Artist Date to Rodin

This past week, I took myself on an artist date to the Rodin Museum.  For those who aren’t familiar with artist dates, they are something Author Julia Cameron suggests we do weekly to deepen our creativity.  Basically we treat ourselves on a date, whether this is to a park, film, beach, or even the $1 store.  Often we wait for someone else to do activities with, but in this we treat ourselves, regardless how big or small.  This is a concept I love, and even used to recommend it to clients.  

I’ve been living in Paris for over seven months, and I had only been to this Rodin museum twice in those months.  It was a museum I fell in love with 18 years ago when I first visited Paris and one part of me thought I may spend my days here volunteering at the museum.  That didn’t happen, it was a beautiful warm (but not hot) day, and perfect moments to spend Rodin and his sculptures.  

Rodin’s works speak to me, as I felt he was one of the first artists to display in sculpture the intensity of our emotions.  This includes not just victory, but the suffering, longing, pain, ecstasy, wonder, and contemplation.  Although he’s most known for his piece The Thinker, there’s so much more depth to his pieces.  This is what calls out to me in his work.  I am someone who veers to the optimistic, perhaps in the past of demonstrating toxic positivity.  This blog is called It Only Takes A Smile, for gosh sake.  But over time, I have been learning the beauty that exists in suffering, complexity, and despair.  I am not idealizing these emotions, but they are part of our human existence and also part of our internal and collective shadow.  There’s a necessity to embrace the totality that life has to offer, and I appreciate the artists who can share humanity’s vulnerabilities (and sometimes their own). 
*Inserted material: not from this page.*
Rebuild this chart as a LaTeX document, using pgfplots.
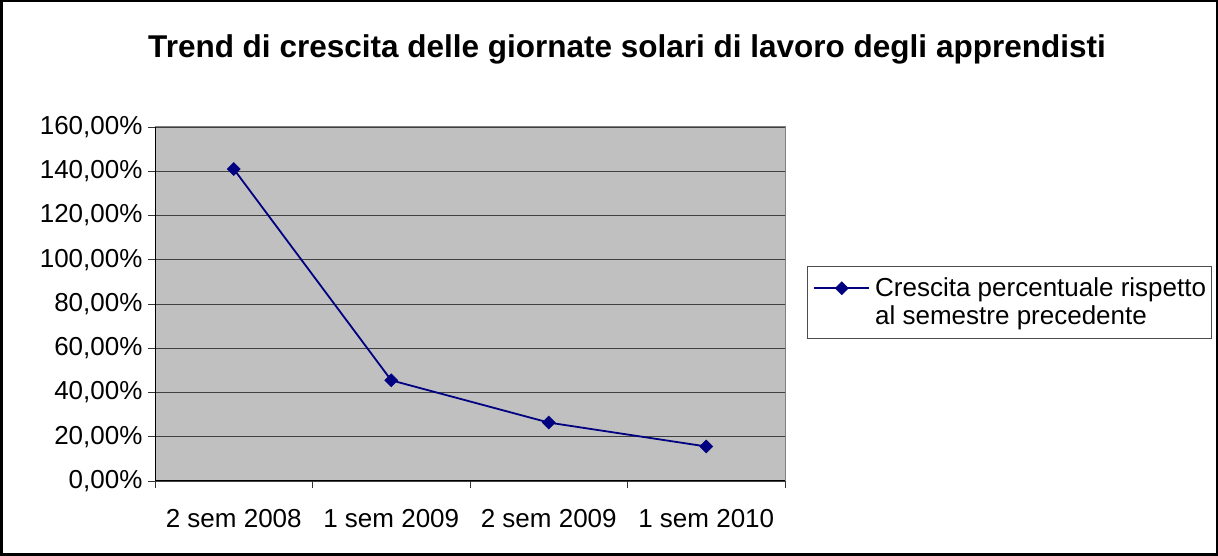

On a future artist date, go to a local museum and examine the versatility of the works available.  Embrace both the dark and the light.  See what stirs inside. 

“One does not become enlightened by imagining figures of light, but by making the darkness conscious.”-Carl Jung

Drawing Upside Down

This weekend I began an online version of an art class Drawing from the Right Side of Your Brain.   I have heard accolades about this book and class for years, and I was determined to take the course (even it was in the confines of my own home).  One of the initial homework assignments was to draw a Picasso drawing upside down.  This may sound preposterous to the average person, but there are reason behind these odd instructions.  The instructor noted that many of us tend to use the left of our brain more predominantly, which is more verbal, logical, and sequential.  Yet what drawing and art require of us is to use the right side of our brain, which is the creative and free flowing side.  When we draw for example lips, we draw what we think lips should look like versus what we are actually seeing.  Naming an object actually prohibits our experience of it.  Therefore, to draw an image upside down, we learn to draw what it is front of us versus our perception of what it must be.  This concept reminded me of aspects I have heard authors and speakers Eckhart Tolle and Adyashanti discuss before.  

            Spiritual teacher Adyashanti once shared on an interview with Oprah on her Super Soul Sunday the following quote: “Once you give a bird name. You no longer see the bird. Try to go through life without naming things. That brings the wonder back. You’re living in abstraction. No longer an intimate experience with life. That’s what we crave.  An intimate experience with existence…That’s what attracts us to the innocence of children. They feel the wonder of the world. They know they don’t know. Adults, we think we know. Just because we can call something a tree doesn’t mean we know what it is. Our labels can disconnect us from the intimate experience of existence.”

            I want to encourage you to reflect on how your naming of an object impacts your relationship to that.  This could be your expectation of what meditation looks like, what a relationship is, love is, one’s purpose, the concept of beauty, and numerous other possibilities.  Our expectations cloud our perceptions.  Try to see something for what it truly is.  Not what the label defines it as.  Maybe even try taking an art class where one draws from the right side of one’s brain.